Recorded data
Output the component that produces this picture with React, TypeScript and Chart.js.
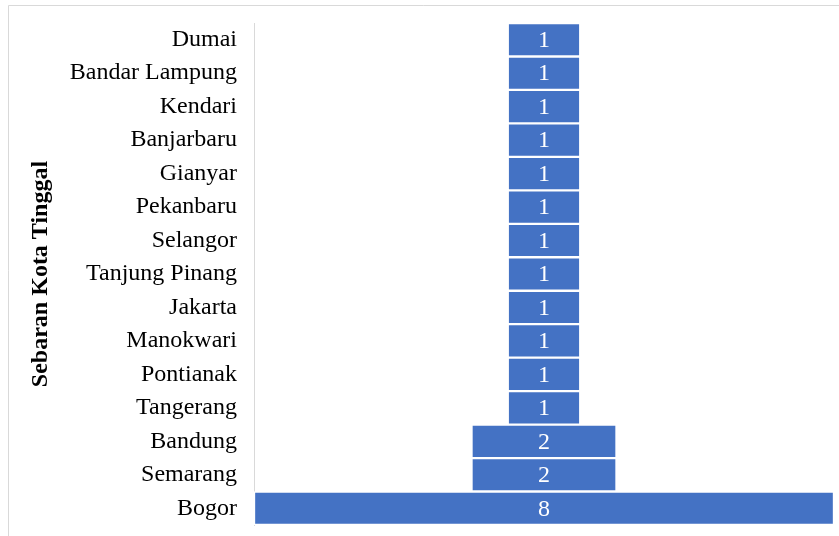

--

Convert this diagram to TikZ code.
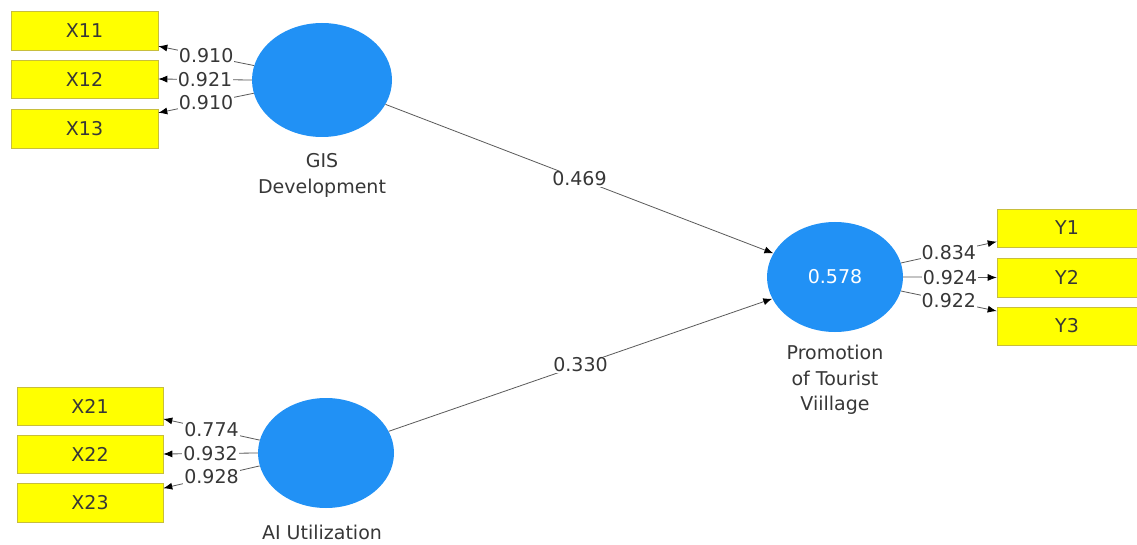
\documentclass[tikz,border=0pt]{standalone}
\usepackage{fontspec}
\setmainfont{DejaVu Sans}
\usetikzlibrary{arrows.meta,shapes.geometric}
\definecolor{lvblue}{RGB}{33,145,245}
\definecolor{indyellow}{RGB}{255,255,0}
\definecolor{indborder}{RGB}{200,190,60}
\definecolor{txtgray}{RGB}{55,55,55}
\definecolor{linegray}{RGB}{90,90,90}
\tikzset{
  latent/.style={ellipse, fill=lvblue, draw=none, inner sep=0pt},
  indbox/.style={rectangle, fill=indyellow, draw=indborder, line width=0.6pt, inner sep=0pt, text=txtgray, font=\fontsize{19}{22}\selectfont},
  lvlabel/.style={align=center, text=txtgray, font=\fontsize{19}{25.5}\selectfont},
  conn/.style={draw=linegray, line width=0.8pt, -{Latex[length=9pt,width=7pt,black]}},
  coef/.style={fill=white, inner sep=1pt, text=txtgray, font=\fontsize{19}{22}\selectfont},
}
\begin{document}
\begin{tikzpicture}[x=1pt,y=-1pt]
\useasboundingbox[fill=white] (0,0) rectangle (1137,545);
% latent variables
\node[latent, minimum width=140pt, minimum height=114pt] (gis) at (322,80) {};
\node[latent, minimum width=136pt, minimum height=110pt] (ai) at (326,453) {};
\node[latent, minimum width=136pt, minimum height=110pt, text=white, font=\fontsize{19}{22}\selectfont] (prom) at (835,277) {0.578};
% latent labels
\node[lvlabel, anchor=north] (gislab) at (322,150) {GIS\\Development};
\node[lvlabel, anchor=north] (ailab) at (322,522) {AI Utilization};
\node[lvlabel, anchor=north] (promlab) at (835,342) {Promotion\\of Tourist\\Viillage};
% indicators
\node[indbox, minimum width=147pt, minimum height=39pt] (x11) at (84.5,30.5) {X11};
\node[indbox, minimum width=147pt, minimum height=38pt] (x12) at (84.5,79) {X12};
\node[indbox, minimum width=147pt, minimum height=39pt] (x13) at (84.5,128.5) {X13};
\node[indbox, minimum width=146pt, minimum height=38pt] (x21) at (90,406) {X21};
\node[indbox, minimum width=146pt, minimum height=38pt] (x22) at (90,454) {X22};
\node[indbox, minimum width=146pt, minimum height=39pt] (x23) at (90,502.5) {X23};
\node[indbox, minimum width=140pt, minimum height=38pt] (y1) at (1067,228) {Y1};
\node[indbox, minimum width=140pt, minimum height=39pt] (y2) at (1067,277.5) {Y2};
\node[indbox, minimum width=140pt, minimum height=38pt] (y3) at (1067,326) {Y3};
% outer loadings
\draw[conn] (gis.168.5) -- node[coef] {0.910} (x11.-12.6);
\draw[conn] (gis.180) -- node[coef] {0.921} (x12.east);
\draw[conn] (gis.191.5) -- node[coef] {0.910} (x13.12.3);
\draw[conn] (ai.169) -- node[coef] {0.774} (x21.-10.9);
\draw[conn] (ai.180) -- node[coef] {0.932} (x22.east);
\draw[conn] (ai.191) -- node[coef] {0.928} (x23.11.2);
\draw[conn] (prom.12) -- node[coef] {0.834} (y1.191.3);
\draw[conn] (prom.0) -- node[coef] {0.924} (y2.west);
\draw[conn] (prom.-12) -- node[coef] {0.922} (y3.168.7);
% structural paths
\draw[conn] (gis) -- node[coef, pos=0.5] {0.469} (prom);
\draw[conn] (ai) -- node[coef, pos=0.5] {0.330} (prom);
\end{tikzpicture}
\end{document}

Work to do
From the data above, copy each line where the string "this" appears.

Result below
Output the component that produces this picture with React, TypeScript and Chart.js.
Convert this diagram to TikZ code.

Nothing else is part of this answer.